— TASK MATERIAL —
↓↓↓

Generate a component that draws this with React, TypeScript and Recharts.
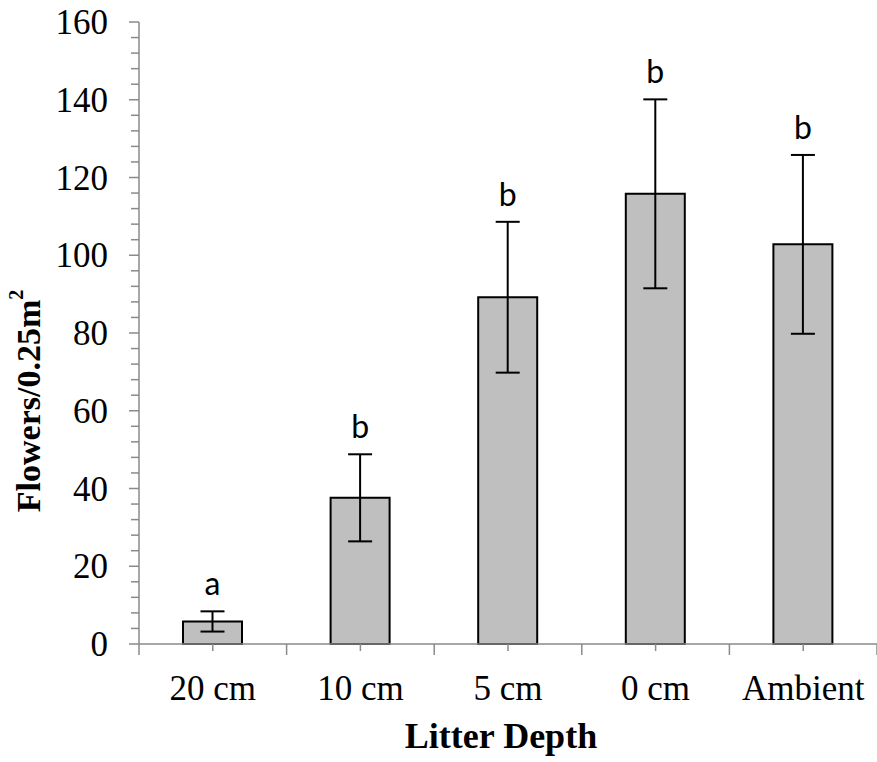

↑↑↑
↓↓↓

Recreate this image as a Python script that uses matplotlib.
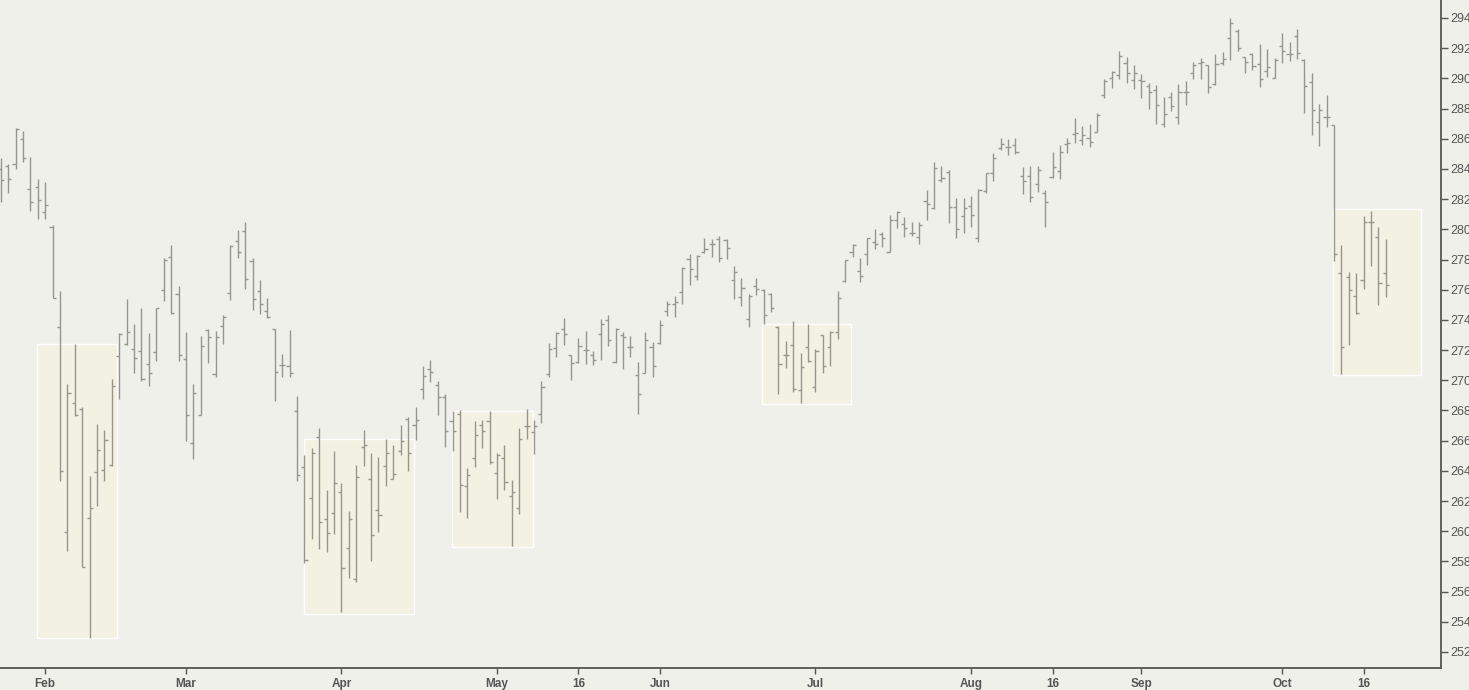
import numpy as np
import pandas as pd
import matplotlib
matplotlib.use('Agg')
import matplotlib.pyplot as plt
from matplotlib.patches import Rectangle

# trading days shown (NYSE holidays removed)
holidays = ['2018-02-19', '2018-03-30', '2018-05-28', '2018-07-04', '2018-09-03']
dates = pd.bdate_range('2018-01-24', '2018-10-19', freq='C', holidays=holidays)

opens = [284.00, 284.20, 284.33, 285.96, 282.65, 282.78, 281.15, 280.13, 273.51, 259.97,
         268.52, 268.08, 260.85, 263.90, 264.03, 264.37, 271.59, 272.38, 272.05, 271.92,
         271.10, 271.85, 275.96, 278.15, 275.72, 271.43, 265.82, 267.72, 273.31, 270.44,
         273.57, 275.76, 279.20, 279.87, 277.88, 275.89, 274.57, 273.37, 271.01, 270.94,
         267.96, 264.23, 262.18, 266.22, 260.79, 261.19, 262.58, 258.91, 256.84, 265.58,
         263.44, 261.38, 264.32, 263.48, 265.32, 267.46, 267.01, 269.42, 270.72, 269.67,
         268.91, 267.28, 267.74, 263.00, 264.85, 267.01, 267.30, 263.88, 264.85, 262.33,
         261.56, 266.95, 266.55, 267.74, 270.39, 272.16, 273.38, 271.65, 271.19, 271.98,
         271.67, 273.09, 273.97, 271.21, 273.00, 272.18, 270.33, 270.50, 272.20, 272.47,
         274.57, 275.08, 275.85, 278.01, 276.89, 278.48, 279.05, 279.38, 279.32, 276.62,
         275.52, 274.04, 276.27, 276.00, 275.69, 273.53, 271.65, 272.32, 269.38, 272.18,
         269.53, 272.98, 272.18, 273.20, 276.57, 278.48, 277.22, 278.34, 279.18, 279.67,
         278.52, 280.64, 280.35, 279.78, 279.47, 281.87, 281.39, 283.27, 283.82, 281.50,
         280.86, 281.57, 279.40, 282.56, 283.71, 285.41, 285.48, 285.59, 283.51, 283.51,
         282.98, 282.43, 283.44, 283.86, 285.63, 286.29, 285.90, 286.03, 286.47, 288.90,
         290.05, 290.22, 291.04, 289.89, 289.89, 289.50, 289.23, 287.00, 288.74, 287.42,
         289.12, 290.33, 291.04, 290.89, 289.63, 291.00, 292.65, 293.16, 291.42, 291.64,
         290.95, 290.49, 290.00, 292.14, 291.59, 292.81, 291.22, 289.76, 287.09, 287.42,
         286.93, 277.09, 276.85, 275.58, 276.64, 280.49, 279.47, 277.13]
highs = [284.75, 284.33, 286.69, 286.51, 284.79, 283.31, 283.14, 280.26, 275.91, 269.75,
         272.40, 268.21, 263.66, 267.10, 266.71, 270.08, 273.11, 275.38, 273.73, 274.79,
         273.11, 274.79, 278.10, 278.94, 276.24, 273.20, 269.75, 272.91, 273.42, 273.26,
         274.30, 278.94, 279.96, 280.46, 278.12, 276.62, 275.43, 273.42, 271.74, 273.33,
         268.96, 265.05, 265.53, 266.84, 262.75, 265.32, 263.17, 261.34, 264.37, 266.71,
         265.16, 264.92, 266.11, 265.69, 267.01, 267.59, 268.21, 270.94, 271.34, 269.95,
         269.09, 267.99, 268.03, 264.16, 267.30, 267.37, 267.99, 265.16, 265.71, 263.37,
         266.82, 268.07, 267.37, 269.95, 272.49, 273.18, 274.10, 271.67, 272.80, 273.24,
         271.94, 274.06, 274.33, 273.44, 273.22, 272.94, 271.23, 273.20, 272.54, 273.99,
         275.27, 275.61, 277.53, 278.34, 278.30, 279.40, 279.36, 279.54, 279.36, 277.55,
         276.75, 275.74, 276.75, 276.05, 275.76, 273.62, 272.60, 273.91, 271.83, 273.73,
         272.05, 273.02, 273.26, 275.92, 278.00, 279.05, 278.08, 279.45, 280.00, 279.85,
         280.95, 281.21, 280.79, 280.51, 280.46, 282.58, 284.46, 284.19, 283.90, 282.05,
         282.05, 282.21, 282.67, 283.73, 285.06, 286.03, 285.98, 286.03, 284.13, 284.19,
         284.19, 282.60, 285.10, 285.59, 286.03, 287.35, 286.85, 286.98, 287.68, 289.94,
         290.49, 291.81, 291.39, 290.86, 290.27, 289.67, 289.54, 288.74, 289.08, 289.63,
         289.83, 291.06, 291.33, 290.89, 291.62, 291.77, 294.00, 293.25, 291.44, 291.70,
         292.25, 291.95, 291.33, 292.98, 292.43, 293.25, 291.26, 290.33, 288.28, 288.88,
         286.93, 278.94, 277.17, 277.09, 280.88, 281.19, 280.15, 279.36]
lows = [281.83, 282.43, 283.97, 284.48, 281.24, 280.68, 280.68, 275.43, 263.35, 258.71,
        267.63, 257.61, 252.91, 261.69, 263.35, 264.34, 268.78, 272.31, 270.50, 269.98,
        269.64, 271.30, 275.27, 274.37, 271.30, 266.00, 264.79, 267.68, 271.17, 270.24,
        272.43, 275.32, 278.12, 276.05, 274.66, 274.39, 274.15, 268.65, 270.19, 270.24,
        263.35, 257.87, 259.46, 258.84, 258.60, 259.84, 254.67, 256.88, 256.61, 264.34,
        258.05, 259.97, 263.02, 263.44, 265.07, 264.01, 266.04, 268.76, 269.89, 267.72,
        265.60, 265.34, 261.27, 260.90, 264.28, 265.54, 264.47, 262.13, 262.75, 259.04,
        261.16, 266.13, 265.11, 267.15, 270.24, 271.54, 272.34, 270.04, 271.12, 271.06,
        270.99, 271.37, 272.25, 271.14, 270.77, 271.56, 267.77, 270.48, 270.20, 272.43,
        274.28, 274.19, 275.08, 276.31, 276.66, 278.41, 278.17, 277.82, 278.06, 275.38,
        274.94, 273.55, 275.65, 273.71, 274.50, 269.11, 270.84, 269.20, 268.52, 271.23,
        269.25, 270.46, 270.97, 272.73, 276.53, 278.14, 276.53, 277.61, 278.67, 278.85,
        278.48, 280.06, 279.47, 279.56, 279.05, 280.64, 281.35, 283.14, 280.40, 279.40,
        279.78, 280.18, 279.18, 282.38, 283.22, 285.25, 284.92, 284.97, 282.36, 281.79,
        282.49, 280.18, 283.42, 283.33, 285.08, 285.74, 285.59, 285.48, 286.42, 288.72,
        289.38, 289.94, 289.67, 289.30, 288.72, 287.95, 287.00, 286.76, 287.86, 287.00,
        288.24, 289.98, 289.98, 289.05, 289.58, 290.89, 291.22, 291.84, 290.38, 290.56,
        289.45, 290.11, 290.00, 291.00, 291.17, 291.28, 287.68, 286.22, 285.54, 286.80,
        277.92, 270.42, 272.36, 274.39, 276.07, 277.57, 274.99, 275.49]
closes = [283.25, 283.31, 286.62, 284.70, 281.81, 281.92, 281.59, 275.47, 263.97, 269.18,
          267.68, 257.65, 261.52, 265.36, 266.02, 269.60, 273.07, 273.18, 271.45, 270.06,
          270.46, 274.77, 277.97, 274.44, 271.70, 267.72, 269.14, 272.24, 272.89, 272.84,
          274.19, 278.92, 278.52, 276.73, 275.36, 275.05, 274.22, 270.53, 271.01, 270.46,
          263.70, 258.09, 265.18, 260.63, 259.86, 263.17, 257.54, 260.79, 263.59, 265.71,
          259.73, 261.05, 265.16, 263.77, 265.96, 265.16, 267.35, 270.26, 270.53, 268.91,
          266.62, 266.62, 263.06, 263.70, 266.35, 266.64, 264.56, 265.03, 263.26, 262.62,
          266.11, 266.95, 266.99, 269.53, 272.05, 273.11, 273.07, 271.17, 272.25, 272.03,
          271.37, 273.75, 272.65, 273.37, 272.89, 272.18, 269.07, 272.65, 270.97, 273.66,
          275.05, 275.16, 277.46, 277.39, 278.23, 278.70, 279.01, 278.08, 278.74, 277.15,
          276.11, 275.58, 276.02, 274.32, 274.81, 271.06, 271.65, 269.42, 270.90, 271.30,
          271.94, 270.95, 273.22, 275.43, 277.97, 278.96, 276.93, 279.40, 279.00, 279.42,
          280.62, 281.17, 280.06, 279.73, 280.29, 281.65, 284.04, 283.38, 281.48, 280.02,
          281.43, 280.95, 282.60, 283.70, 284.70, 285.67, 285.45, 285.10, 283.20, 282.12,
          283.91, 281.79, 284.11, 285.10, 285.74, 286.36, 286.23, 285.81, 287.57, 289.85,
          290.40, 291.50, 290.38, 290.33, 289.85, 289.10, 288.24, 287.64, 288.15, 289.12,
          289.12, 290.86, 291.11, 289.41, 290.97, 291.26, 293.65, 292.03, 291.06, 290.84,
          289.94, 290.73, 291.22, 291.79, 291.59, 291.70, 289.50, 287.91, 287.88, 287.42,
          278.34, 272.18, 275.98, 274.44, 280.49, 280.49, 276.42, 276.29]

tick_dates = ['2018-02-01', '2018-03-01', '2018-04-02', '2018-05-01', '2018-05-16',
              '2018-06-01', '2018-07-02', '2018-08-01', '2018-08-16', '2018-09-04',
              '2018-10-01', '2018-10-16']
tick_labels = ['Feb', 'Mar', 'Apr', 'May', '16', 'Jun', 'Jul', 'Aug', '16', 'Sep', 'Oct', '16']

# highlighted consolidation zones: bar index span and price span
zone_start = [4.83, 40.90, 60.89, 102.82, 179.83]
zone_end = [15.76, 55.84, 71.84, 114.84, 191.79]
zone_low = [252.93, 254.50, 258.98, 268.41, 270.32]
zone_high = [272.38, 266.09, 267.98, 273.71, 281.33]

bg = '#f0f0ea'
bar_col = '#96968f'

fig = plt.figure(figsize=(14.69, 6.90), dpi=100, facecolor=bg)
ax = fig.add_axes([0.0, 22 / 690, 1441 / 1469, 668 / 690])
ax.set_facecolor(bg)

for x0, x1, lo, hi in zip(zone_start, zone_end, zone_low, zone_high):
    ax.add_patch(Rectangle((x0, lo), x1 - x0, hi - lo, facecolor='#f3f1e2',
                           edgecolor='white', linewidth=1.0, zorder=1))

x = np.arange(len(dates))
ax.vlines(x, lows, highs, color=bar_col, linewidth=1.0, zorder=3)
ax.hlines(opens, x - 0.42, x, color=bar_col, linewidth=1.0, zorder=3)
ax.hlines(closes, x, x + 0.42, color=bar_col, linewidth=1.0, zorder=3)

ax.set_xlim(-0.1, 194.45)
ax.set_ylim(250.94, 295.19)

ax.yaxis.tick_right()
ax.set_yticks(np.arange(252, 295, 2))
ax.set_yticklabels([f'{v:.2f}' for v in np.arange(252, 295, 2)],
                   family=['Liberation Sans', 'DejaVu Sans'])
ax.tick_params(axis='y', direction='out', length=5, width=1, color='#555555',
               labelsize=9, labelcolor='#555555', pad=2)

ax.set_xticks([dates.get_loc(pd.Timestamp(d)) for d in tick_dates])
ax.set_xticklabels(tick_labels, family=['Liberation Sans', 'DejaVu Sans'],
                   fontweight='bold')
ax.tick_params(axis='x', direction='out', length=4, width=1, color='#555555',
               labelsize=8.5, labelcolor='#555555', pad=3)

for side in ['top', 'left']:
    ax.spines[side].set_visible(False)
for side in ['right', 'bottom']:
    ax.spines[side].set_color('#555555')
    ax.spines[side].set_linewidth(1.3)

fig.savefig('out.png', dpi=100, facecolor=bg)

↑↑↑

— WHAT THE TASK REQUIRES —
How many of the lines above include the string "this"? Reply with the number by itself.

— TASK RESULT —
2